昨今,起業家育成教育も重要視されるようになってきた.個人的には起業というのは大学で教えるべきことではないと思っているが,ITだけは別との議論に納得している.ITはこれまでになかった様々な新しいサービス創出の可能性を秘めており,そのようなサービスは既存の企業形態では実施が困難である.新しく起業する必要があるというものである.そのような考え方の元に行われた「IT 起業家育成の MOOC 型教材の開発」を京都情報大学院大学の大西氏,江見氏に紹介いただく.

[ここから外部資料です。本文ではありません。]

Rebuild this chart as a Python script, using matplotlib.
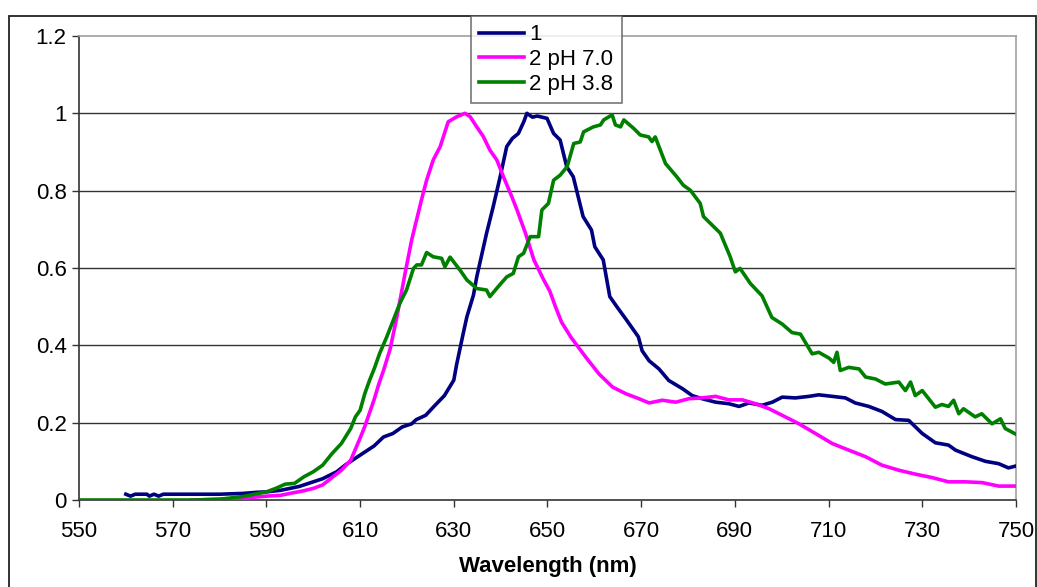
import matplotlib
matplotlib.use("Agg")
import matplotlib.pyplot as plt
from matplotlib.patches import Rectangle

# --- Data ---
wl_1 = [560, 561, 562, 564.5, 565, 566, 567, 568, 575, 580, 585, 588, 590, 593, 595, 597,
        600, 602, 605, 607, 610, 613, 615, 617, 619, 621, 622, 624, 626, 628, 630, 630.6,
        632, 632.8, 634.2, 634.9, 637, 638.4, 639.9, 641.3, 642.5, 643.8, 645, 645.6, 646.8,
        647.8, 649.9, 651.3, 652.7, 654.1, 655.5, 657.6, 659.4, 660.1, 661.9, 663.3, 664.8,
        666.9, 669.4, 670.2, 671.7, 673.8, 675.9, 678.8, 680.9, 683.0, 685.9, 688.7,
        690.9, 693.0, 695.8, 698.0, 700.1, 702.9, 705.8, 707.9, 710.8, 713.6, 715.7, 718.6,
        721.4, 724.3, 727.1, 730.0, 732.8, 735.6, 737.1, 740.6, 743.5, 746.3, 748.4, 750]
val_1 = [0.015, 0.010, 0.015, 0.015, 0.010, 0.015, 0.010, 0.015, 0.015, 0.015, 0.017, 0.020,
         0.021, 0.025, 0.030, 0.035, 0.047, 0.055, 0.073, 0.092, 0.116, 0.140, 0.163, 0.172,
         0.189, 0.197, 0.208, 0.219, 0.245, 0.270, 0.310, 0.350, 0.430, 0.474, 0.530, 0.577,
         0.690, 0.758, 0.836, 0.914, 0.935, 0.948, 0.980, 1.000, 0.990, 0.993, 0.987, 0.948,
         0.931, 0.862, 0.836, 0.733, 0.698, 0.655, 0.621, 0.526, 0.500, 0.465, 0.422, 0.386,
         0.360, 0.339, 0.309, 0.288, 0.270, 0.262, 0.253, 0.249, 0.242, 0.251,
         0.245, 0.253, 0.266, 0.264, 0.268, 0.272, 0.268, 0.264, 0.251, 0.242, 0.229, 0.208,
         0.206, 0.172, 0.148, 0.142, 0.129, 0.112, 0.100, 0.094, 0.083, 0.088]

wl_2a = [574, 580, 585, 588, 590, 593, 595, 598, 600, 602, 604, 606, 608, 610, 611, 612, 613,
         614, 615, 616.4, 617.8, 619.6, 621.0, 621.7, 623.1, 624.2, 625.6, 627.1, 628.8,
         630.6, 632.4, 633.5, 634.9, 636.3, 637.7, 639.2, 640.6, 642.4, 643.5, 645.3, 647.1,
         649.2, 650.5, 651.7, 653, 655.0, 658.2, 661.0, 663.9, 666.7, 669.5, 671.7, 674.5,
         677.4, 680.2, 683.0, 685.9, 688.7, 691.6, 694.4, 697.3, 700.1, 703.7, 707.2, 710.8,
         714.3, 717.9, 721.4, 725.0, 728.5, 732.1, 735.6, 739.2, 742.8, 746.3, 750]
val_2a = [0.0, 0.002, 0.004, 0.008, 0.010, 0.012, 0.017, 0.024, 0.030, 0.039, 0.058, 0.077,
          0.103, 0.160, 0.190, 0.225, 0.260, 0.300, 0.335, 0.390, 0.470, 0.586, 0.672, 0.707,
          0.776, 0.827, 0.879, 0.914, 0.978, 0.991, 1.000, 0.991, 0.965, 0.940, 0.905, 0.879,
          0.836, 0.784, 0.750, 0.690, 0.621, 0.569, 0.540, 0.500, 0.460, 0.421, 0.369, 0.326,
          0.292, 0.275, 0.262, 0.251, 0.258, 0.253, 0.262, 0.264, 0.268, 0.259, 0.259, 0.249,
          0.236, 0.219, 0.197, 0.172, 0.146, 0.129, 0.112, 0.090, 0.077, 0.067, 0.058, 0.047,
          0.047, 0.045, 0.036, 0.036]

wl_2b = [550, 575, 580, 585, 590, 592, 594, 596, 598, 600, 602, 604, 606, 608, 609, 610, 611,
         612, 613, 614.2, 615.7, 618.5, 619.9, 621.4, 622.1, 623.1, 624.2, 625.6, 627.4,
         628.1, 629.2, 631.3, 632.8, 634.9, 637.0, 637.7, 639.5, 641.3, 642.7, 643.8, 644.9,
         646.3, 648.1, 648.8, 650.2, 651.3, 652.7, 654.2, 655.6, 657.0, 657.7, 659.8, 661.3,
         662.0, 663.8, 664.5, 665.6, 666.3, 668.4, 669.8, 671.6, 672.3, 673.0, 675.2, 677.6,
         679.0, 680.5, 682.6, 683.3, 686.9, 689.0, 690.1, 691.1, 693.3, 695.8, 697.9, 700.1,
         702.2, 704.0, 706.5, 707.9, 710.1, 711.1, 711.8, 712.5, 714.3, 716.5, 717.9, 720.0,
         722.1, 725.0, 726.4, 727.5, 728.5, 730.0, 732.8, 734.2, 735.6, 736.7, 737.8, 738.8,
         741.3, 742.7, 744.9, 746.7, 747.7, 750]
val_2b = [0.0, 0.0, 0.002, 0.009, 0.021, 0.030, 0.041, 0.043, 0.060, 0.073, 0.090, 0.120,
          0.146, 0.185, 0.215, 0.232, 0.275, 0.309, 0.339, 0.380, 0.422, 0.509, 0.543, 0.599,
          0.608, 0.608, 0.640, 0.629, 0.625, 0.603, 0.628, 0.595, 0.569, 0.547, 0.543, 0.526,
          0.552, 0.577, 0.586, 0.629, 0.638, 0.681, 0.681, 0.750, 0.767, 0.827,
          0.840, 0.862, 0.922, 0.926, 0.952, 0.965, 0.970, 0.983, 0.996, 0.970, 0.965, 0.983,
          0.961, 0.944, 0.939, 0.927, 0.939, 0.870, 0.836, 0.814, 0.801, 0.767, 0.733, 0.690,
          0.629, 0.590, 0.599, 0.560, 0.528, 0.472, 0.455, 0.433, 0.429, 0.378, 0.382, 0.367,
          0.356, 0.382, 0.335, 0.343, 0.339, 0.318, 0.313, 0.300, 0.305, 0.283, 0.305, 0.270,
          0.283, 0.240, 0.247, 0.242, 0.258, 0.223, 0.236, 0.215, 0.223, 0.197, 0.210, 0.185,
          0.170]

series_labels = ["1", "2 pH 7.0", "2 pH 3.8"]
x_ticks = list(range(550, 751, 20))
y_ticks = [0, 0.2, 0.4, 0.6, 0.8, 1, 1.2]
y_tick_labels = ["0", "0.2", "0.4", "0.6", "0.8", "1", "1.2"]

plt.rcParams["font.family"] = ["Liberation Sans", "DejaVu Sans"]
fs = 16

fig = plt.figure(figsize=(10.37, 5.87), dpi=100)
ax = fig.add_axes([0.0762, 0.1482, 0.9035, 0.7905])

ax.plot(wl_1, val_1, color="#000080", lw=2.6, label=series_labels[0], zorder=3)
ax.plot(wl_2a, val_2a, color="#FF00FF", lw=2.6, label=series_labels[1], zorder=3)
ax.plot(wl_2b, val_2b, color="#008000", lw=2.6, label=series_labels[2], zorder=3)

ax.set_xlim(550, 750)
ax.set_ylim(0, 1.2)
ax.set_xticks(x_ticks)
ax.set_xticklabels([str(t) for t in x_ticks], fontsize=fs)
ax.set_yticks(y_ticks)
ax.set_yticklabels(y_tick_labels, fontsize=fs)
ax.tick_params(axis="both", direction="out", length=5, width=1, color="#333333")
ax.tick_params(axis="x", pad=10)
ax.tick_params(axis="y", pad=4)

# horizontal gridlines (not at top, top is the gray frame)
for g in y_ticks[1:-1]:
    ax.axhline(g, color="#333333", lw=1, zorder=1)

ax.spines["left"].set_color("#333333")
ax.spines["bottom"].set_color("#333333")
ax.spines["top"].set_color("#A0A0A0")
ax.spines["right"].set_color("#A0A0A0")
for s in ax.spines.values():
    s.set_linewidth(1.2)

ax.set_xlabel("Wavelength (nm)", fontsize=fs, fontweight="bold", labelpad=10)

leg = ax.legend(loc="upper left", bbox_to_anchor=(0.4184, 1.043), borderaxespad=0,
                fontsize=fs, frameon=True, fancybox=False, handlelength=2.0,
                handletextpad=0.25, labelspacing=0.17, borderpad=0.38)
leg.get_frame().set_edgecolor("#555555")
leg.get_frame().set_linewidth(1.2)

# outer chart frame
frame = Rectangle((8.5 / 1037, -0.1), (1036 - 8.5) / 1037, 0.1 + (587 - 16) / 587,
                  transform=fig.transFigure, fill=False, edgecolor="#222222", lw=1.3, zorder=-1)
fig.patches.append(frame)

fig.savefig("out.png", dpi=100)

ITに関してはもう1つ,若い頃からのITリテラシー教育が重要である.ただ,現在の日本における情報教育はお粗末に過ぎ,形だけのものになっている.世界的には計算論的思考(computational thinking)(中島2015)の教育活動が盛んであり先生たちの学会もあるが,日本は完全に出遅れている.現在,小学校からのプログラミング教育が計画されているが,情報技術を深く理解した教師の大々的不足が懸念される.上部だけの教育は逆効果である.そうではない例としてビスケットという子供でも扱えるビジュアルプログラミング言語(ただし,機能は通常のプログラミング言語と同等のものを持っている)を利用した「プログラミングの社会への浸透」の活動について合同会社デジタルポケットの原田氏に紹介いただく.

著者紹介

  • 中島秀之

東京大学 大学院情報理工学研究科 知能機械情報学専攻 先端人工知能学教育寄付講座 特任教授

1983年,東大情報工学専門課程修了(工学博士).同年,電総研入所.2001年産総研サイバーアシスト研究センター長.2004年より2016年まで公立はこだて未来大学学長.NEDO技術戦略研究センター フェロー,理研「健康脆弱化予知予防コンソーシアム」会長.公立はこだて未来大学発ベンチャー「(株)未来シェア」取締役会長.

*1  公立はこだて未来大学の著者が重なるのは避けたかったのだが,公立はこだて未来大学がピアチュータ育成(これも教育である)に関してアメリカの認証を取得していることもあり,他大学に依頼するのは適切でないと判断した.